Make an exact copy of the lines, leaving the pictures out.
■ ■ ■ ■ ■ ■ ■
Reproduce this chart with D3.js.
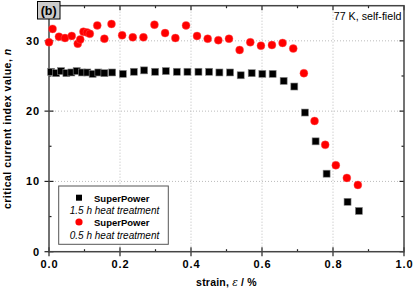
<!DOCTYPE html>
<html><head><meta charset="utf-8">
<script src="https://cdn.jsdelivr.net/npm/d3@7"></script>
<style>body{margin:0;background:#fff}svg{display:block}</style>
</head><body>
<svg id="c" width="415" height="290"></svg>
<script>
// Data
const sq_x = [0.006,0.020,0.034,0.049,0.063,0.078,0.093,0.108,0.123,0.139,0.156,0.178,0.208,0.239,0.268,0.299,0.329,0.360,0.390,0.421,0.451,0.480,0.510,0.540,0.571,0.601,0.630,0.661,0.691,0.721,0.751,0.782,0.841,0.873];
const sq_n = [25.6,25.4,25.7,25.4,25.5,25.7,25.5,25.5,25.3,25.5,25.4,25.5,25.3,25.6,25.8,25.6,25.7,25.6,25.6,25.6,25.6,25.5,25.5,25.1,25.4,25.3,25.3,24.3,23.5,19.8,15.7,11.1,7.1,5.8];
const ci_x = [0.0,0.010,0.028,0.045,0.064,0.081,0.088,0.097,0.107,0.115,0.136,0.156,0.176,0.206,0.236,0.266,0.297,0.327,0.356,0.386,0.417,0.447,0.477,0.507,0.537,0.567,0.597,0.628,0.658,0.688,0.718,0.748,0.778,0.808,0.839,0.870];
const ci_n = [29.8,31.7,30.6,30.4,30.7,29.6,30.2,31.3,31.2,31.0,32.2,30.3,32.4,30.8,30.5,30.5,32.3,31.1,30.4,32.2,30.7,30.3,30.1,30.3,28.7,29.8,29.3,29.4,29.7,28.9,25.4,18.6,15.2,12.3,10.5,9.5];
const xTicks = [0.0,0.2,0.4,0.6,0.8,1.0];
const yTicks = [0,10,20,30];
const legendLabels = ["SuperPower","1.5 h heat treatment","SuperPower","0.5 h heat treatment"];

const svg = d3.select("#c");
const L=49, T=5.7, W=355, H=246;
const x = d3.scaleLinear().domain([0,1]).range([L,L+W]);
const y = d3.scaleLinear().domain([0,35]).range([T+H,T]);
const font = "'Liberation Sans', Arial, Helvetica, sans-serif";

// grid
const g = svg.append("g");
g.selectAll(".gx").data([0.2,0.4,0.6,0.8]).join("line")
  .attr("x1",d=>x(d)).attr("x2",d=>x(d)).attr("y1",T).attr("y2",T+H)
  .attr("stroke","#bbb").attr("stroke-width",1).attr("stroke-dasharray","1,2");
g.selectAll(".gy").data([10,20,30]).join("line")
  .attr("y1",d=>y(d)).attr("y2",d=>y(d)).attr("x1",L).attr("x2",L+W)
  .attr("stroke","#bbb").attr("stroke-width",1).attr("stroke-dasharray","1,2");

// axes
const axB = d3.axisBottom(x).tickValues(xTicks).tickFormat(d3.format(".1f")).tickSize(0).tickPadding(9);
const axL = d3.axisLeft(y).tickValues(yTicks).tickFormat(d3.format("d")).tickSize(0).tickPadding(9);
const gb = svg.append("g").attr("transform",`translate(0,${T+H})`).call(axB);
const gl = svg.append("g").attr("transform",`translate(${L},0)`).call(axL);
[gb,gl].forEach(a=>{a.select(".domain").remove();a.selectAll("text").attr("font-family",font).attr("font-size",11).attr("letter-spacing",0.9).attr("font-weight","bold").attr("fill","#000");});

// tick marks
const tk = svg.append("g").attr("stroke","#222").attr("stroke-width",1.2);
xTicks.forEach(v=>{
  tk.append("line").attr("x1",x(v)).attr("x2",x(v)).attr("y1",T+H-4.5).attr("y2",T+H+4.5);
  tk.append("line").attr("x1",x(v)).attr("x2",x(v)).attr("y1",T).attr("y2",T+4.5);
});
[0.1,0.3,0.5,0.7,0.9].forEach(v=>{
  tk.append("line").attr("x1",x(v)).attr("x2",x(v)).attr("y1",T+H-2.5).attr("y2",T+H);
  tk.append("line").attr("x1",x(v)).attr("x2",x(v)).attr("y1",T).attr("y2",T+2.5);
});
yTicks.forEach(v=>{
  tk.append("line").attr("y1",y(v)).attr("y2",y(v)).attr("x1",L-4.5).attr("x2",L+4.5);
  tk.append("line").attr("y1",y(v)).attr("y2",y(v)).attr("x1",L+W-4.5).attr("x2",L+W);
});
[5,15,25].forEach(v=>{
  tk.append("line").attr("y1",y(v)).attr("y2",y(v)).attr("x1",L).attr("x2",L+2.5);
  tk.append("line").attr("y1",y(v)).attr("y2",y(v)).attr("x1",L+W-2.5).attr("x2",L+W);
});

// frame
svg.append("rect").attr("x",L).attr("y",T).attr("width",W).attr("height",H)
  .attr("fill","none").attr("stroke","#444").attr("stroke-width",1.5);

// data
const sq = 7;
svg.append("g").selectAll("rect").data(sq_x.map((v,i)=>[v,sq_n[i]])).join("rect")
  .attr("x",d=>x(d[0])-sq/2).attr("y",d=>y(d[1])-sq/2).attr("width",sq).attr("height",sq)
  .attr("fill","#000").attr("stroke","#888").attr("stroke-width",0.6);
svg.append("g").selectAll("circle").data(ci_x.map((v,i)=>[v,ci_n[i]])).join("circle")
  .attr("cx",d=>x(d[0])).attr("cy",d=>y(d[1])).attr("r",4)
  .attr("fill","#ff0000").attr("stroke","#ff6060").attr("stroke-width",0.4);

// legend
const lg = svg.append("g");
lg.append("rect").attr("x",58.7).attr("y",186).attr("width",109.6).attr("height",58.3)
  .attr("fill","#fff").attr("stroke","#555").attr("stroke-width",1);
lg.append("rect").attr("x",79-3).attr("y",197.7-3).attr("width",6).attr("height",6).attr("fill","#000");
lg.append("circle").attr("cx",79).attr("cy",222).attr("r",3.6).attr("fill","#ff0000");
lg.append("text").attr("x",94).attr("y",201.5).text(legendLabels[0]).attr("font-weight","bold").attr("font-size",9.5);
lg.append("text").attr("x",114.5).attr("y",213.5).attr("text-anchor","middle").attr("font-style","italic").attr("font-size",10).text(legendLabels[1]);
lg.append("text").attr("x",94).attr("y",226).text(legendLabels[2]).attr("font-weight","bold").attr("font-size",9.5);
lg.append("text").attr("x",114.5).attr("y",238.5).attr("text-anchor","middle").attr("font-style","italic").attr("font-size",10).text(legendLabels[3]);
lg.selectAll("text").attr("font-family",font).attr("fill","#000");

// annotation
svg.append("text").attr("x",401.5).attr("y",20).attr("text-anchor","end")
  .attr("font-family",font).attr("font-size",10.7).attr("fill","#000").text("77 K, self-field");

// panel label
svg.append("rect").attr("x",37.5).attr("y",1.5).attr("width",22.5).attr("height",17.5)
  .attr("fill","#ccc").attr("stroke","#000").attr("stroke-width",1);
svg.append("text").attr("x",48.7).attr("y",15).attr("text-anchor","middle")
  .attr("font-family",font).attr("font-size",12.5).attr("font-weight","bold").text("(b)");

// axis titles
const xt = svg.append("text").attr("x",x(0.5)).attr("y",286).attr("text-anchor","middle")
  .attr("font-family",font).attr("font-size",10.5).attr("letter-spacing",0.2).attr("font-weight","bold").attr("fill","#000");
xt.append("tspan").text("strain, ");
xt.append("tspan").attr("font-family","'DejaVu Serif', serif").attr("font-style","italic").attr("font-weight","normal").text("ε");
xt.append("tspan").text(" / %");
const yt = svg.append("text").attr("transform",`translate(11,${y(17.5)}) rotate(-90)`).attr("text-anchor","middle")
  .attr("font-family",font).attr("font-size",10.5).attr("letter-spacing",0.5).attr("font-weight","bold").attr("fill","#000");
yt.append("tspan").text("critical current index value, ");
yt.append("tspan").attr("font-style","italic").text("n");
</script>
</body></html>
■ ■ ■ ■ ■ ■ ■
- **SOLUTION TO THIS EXERCISE**:
Reproduce this chart with D3.js.
<!DOCTYPE html>
<html><head><meta charset="utf-8">
<script src="https://cdn.jsdelivr.net/npm/d3@7"></script>
<style>body{margin:0;background:#fff}svg{display:block}</style>
</head><body>
<svg id="c" width="415" height="290"></svg>
<script>
// Data
const sq_x = [0.006,0.020,0.034,0.049,0.063,0.078,0.093,0.108,0.123,0.139,0.156,0.178,0.208,0.239,0.268,0.299,0.329,0.360,0.390,0.421,0.451,0.480,0.510,0.540,0.571,0.601,0.630,0.661,0.691,0.721,0.751,0.782,0.841,0.873];
const sq_n = [25.6,25.4,25.7,25.4,25.5,25.7,25.5,25.5,25.3,25.5,25.4,25.5,25.3,25.6,25.8,25.6,25.7,25.6,25.6,25.6,25.6,25.5,25.5,25.1,25.4,25.3,25.3,24.3,23.5,19.8,15.7,11.1,7.1,5.8];
const ci_x = [0.0,0.010,0.028,0.045,0.064,0.081,0.088,0.097,0.107,0.115,0.136,0.156,0.176,0.206,0.236,0.266,0.297,0.327,0.356,0.386,0.417,0.447,0.477,0.507,0.537,0.567,0.597,0.628,0.658,0.688,0.718,0.748,0.778,0.808,0.839,0.870];
const ci_n = [29.8,31.7,30.6,30.4,30.7,29.6,30.2,31.3,31.2,31.0,32.2,30.3,32.4,30.8,30.5,30.5,32.3,31.1,30.4,32.2,30.7,30.3,30.1,30.3,28.7,29.8,29.3,29.4,29.7,28.9,25.4,18.6,15.2,12.3,10.5,9.5];
const xTicks = [0.0,0.2,0.4,0.6,0.8,1.0];
const yTicks = [0,10,20,30];
const legendLabels = ["SuperPower","1.5 h heat treatment","SuperPower","0.5 h heat treatment"];

const svg = d3.select("#c");
const L=49, T=5.7, W=355, H=246;
const x = d3.scaleLinear().domain([0,1]).range([L,L+W]);
const y = d3.scaleLinear().domain([0,35]).range([T+H,T]);
const font = "'Liberation Sans', Arial, Helvetica, sans-serif";

// grid
const g = svg.append("g");
g.selectAll(".gx").data([0.2,0.4,0.6,0.8]).join("line")
  .attr("x1",d=>x(d)).attr("x2",d=>x(d)).attr("y1",T).attr("y2",T+H)
  .attr("stroke","#bbb").attr("stroke-width",1).attr("stroke-dasharray","1,2");
g.selectAll(".gy").data([10,20,30]).join("line")
  .attr("y1",d=>y(d)).attr("y2",d=>y(d)).attr("x1",L).attr("x2",L+W)
  .attr("stroke","#bbb").attr("stroke-width",1).attr("stroke-dasharray","1,2");

// axes
const axB = d3.axisBottom(x).tickValues(xTicks).tickFormat(d3.format(".1f")).tickSize(0).tickPadding(9);
const axL = d3.axisLeft(y).tickValues(yTicks).tickFormat(d3.format("d")).tickSize(0).tickPadding(9);
const gb = svg.append("g").attr("transform",`translate(0,${T+H})`).call(axB);
const gl = svg.append("g").attr("transform",`translate(${L},0)`).call(axL);
[gb,gl].forEach(a=>{a.select(".domain").remove();a.selectAll("text").attr("font-family",font).attr("font-size",11).attr("letter-spacing",0.9).attr("font-weight","bold").attr("fill","#000");});

// tick marks
const tk = svg.append("g").attr("stroke","#222").attr("stroke-width",1.2);
xTicks.forEach(v=>{
  tk.append("line").attr("x1",x(v)).attr("x2",x(v)).attr("y1",T+H-4.5).attr("y2",T+H+4.5);
  tk.append("line").attr("x1",x(v)).attr("x2",x(v)).attr("y1",T).attr("y2",T+4.5);
});
[0.1,0.3,0.5,0.7,0.9].forEach(v=>{
  tk.append("line").attr("x1",x(v)).attr("x2",x(v)).attr("y1",T+H-2.5).attr("y2",T+H);
  tk.append("line").attr("x1",x(v)).attr("x2",x(v)).attr("y1",T).attr("y2",T+2.5);
});
yTicks.forEach(v=>{
  tk.append("line").attr("y1",y(v)).attr("y2",y(v)).attr("x1",L-4.5).attr("x2",L+4.5);
  tk.append("line").attr("y1",y(v)).attr("y2",y(v)).attr("x1",L+W-4.5).attr("x2",L+W);
});
[5,15,25].forEach(v=>{
  tk.append("line").attr("y1",y(v)).attr("y2",y(v)).attr("x1",L).attr("x2",L+2.5);
  tk.append("line").attr("y1",y(v)).attr("y2",y(v)).attr("x1",L+W-2.5).attr("x2",L+W);
});

// frame
svg.append("rect").attr("x",L).attr("y",T).attr("width",W).attr("height",H)
  .attr("fill","none").attr("stroke","#444").attr("stroke-width",1.5);

// data
const sq = 7;
svg.append("g").selectAll("rect").data(sq_x.map((v,i)=>[v,sq_n[i]])).join("rect")
  .attr("x",d=>x(d[0])-sq/2).attr("y",d=>y(d[1])-sq/2).attr("width",sq).attr("height",sq)
  .attr("fill","#000").attr("stroke","#888").attr("stroke-width",0.6);
svg.append("g").selectAll("circle").data(ci_x.map((v,i)=>[v,ci_n[i]])).join("circle")
  .attr("cx",d=>x(d[0])).attr("cy",d=>y(d[1])).attr("r",4)
  .attr("fill","#ff0000").attr("stroke","#ff6060").attr("stroke-width",0.4);

// legend
const lg = svg.append("g");
lg.append("rect").attr("x",58.7).attr("y",186).attr("width",109.6).attr("height",58.3)
  .attr("fill","#fff").attr("stroke","#555").attr("stroke-width",1);
lg.append("rect").attr("x",79-3).attr("y",197.7-3).attr("width",6).attr("height",6).attr("fill","#000");
lg.append("circle").attr("cx",79).attr("cy",222).attr("r",3.6).attr("fill","#ff0000");
lg.append("text").attr("x",94).attr("y",201.5).text(legendLabels[0]).attr("font-weight","bold").attr("font-size",9.5);
lg.append("text").attr("x",114.5).attr("y",213.5).attr("text-anchor","middle").attr("font-style","italic").attr("font-size",10).text(legendLabels[1]);
lg.append("text").attr("x",94).attr("y",226).text(legendLabels[2]).attr("font-weight","bold").attr("font-size",9.5);
lg.append("text").attr("x",114.5).attr("y",238.5).attr("text-anchor","middle").attr("font-style","italic").attr("font-size",10).text(legendLabels[3]);
lg.selectAll("text").attr("font-family",font).attr("fill","#000");

// annotation
svg.append("text").attr("x",401.5).attr("y",20).attr("text-anchor","end")
  .attr("font-family",font).attr("font-size",10.7).attr("fill","#000").text("77 K, self-field");

// panel label
svg.append("rect").attr("x",37.5).attr("y",1.5).attr("width",22.5).attr("height",17.5)
  .attr("fill","#ccc").attr("stroke","#000").attr("stroke-width",1);
svg.append("text").attr("x",48.7).attr("y",15).attr("text-anchor","middle")
  .attr("font-family",font).attr("font-size",12.5).attr("font-weight","bold").text("(b)");

// axis titles
const xt = svg.append("text").attr("x",x(0.5)).attr("y",286).attr("text-anchor","middle")
  .attr("font-family",font).attr("font-size",10.5).attr("letter-spacing",0.2).attr("font-weight","bold").attr("fill","#000");
xt.append("tspan").text("strain, ");
xt.append("tspan").attr("font-family","'DejaVu Serif', serif").attr("font-style","italic").attr("font-weight","normal").text("ε");
xt.append("tspan").text(" / %");
const yt = svg.append("text").attr("transform",`translate(11,${y(17.5)}) rotate(-90)`).attr("text-anchor","middle")
  .attr("font-family",font).attr("font-size",10.5).attr("letter-spacing",0.5).attr("font-weight","bold").attr("fill","#000");
yt.append("tspan").text("critical current index value, ");
yt.append("tspan").attr("font-style","italic").text("n");
</script>
</body></html>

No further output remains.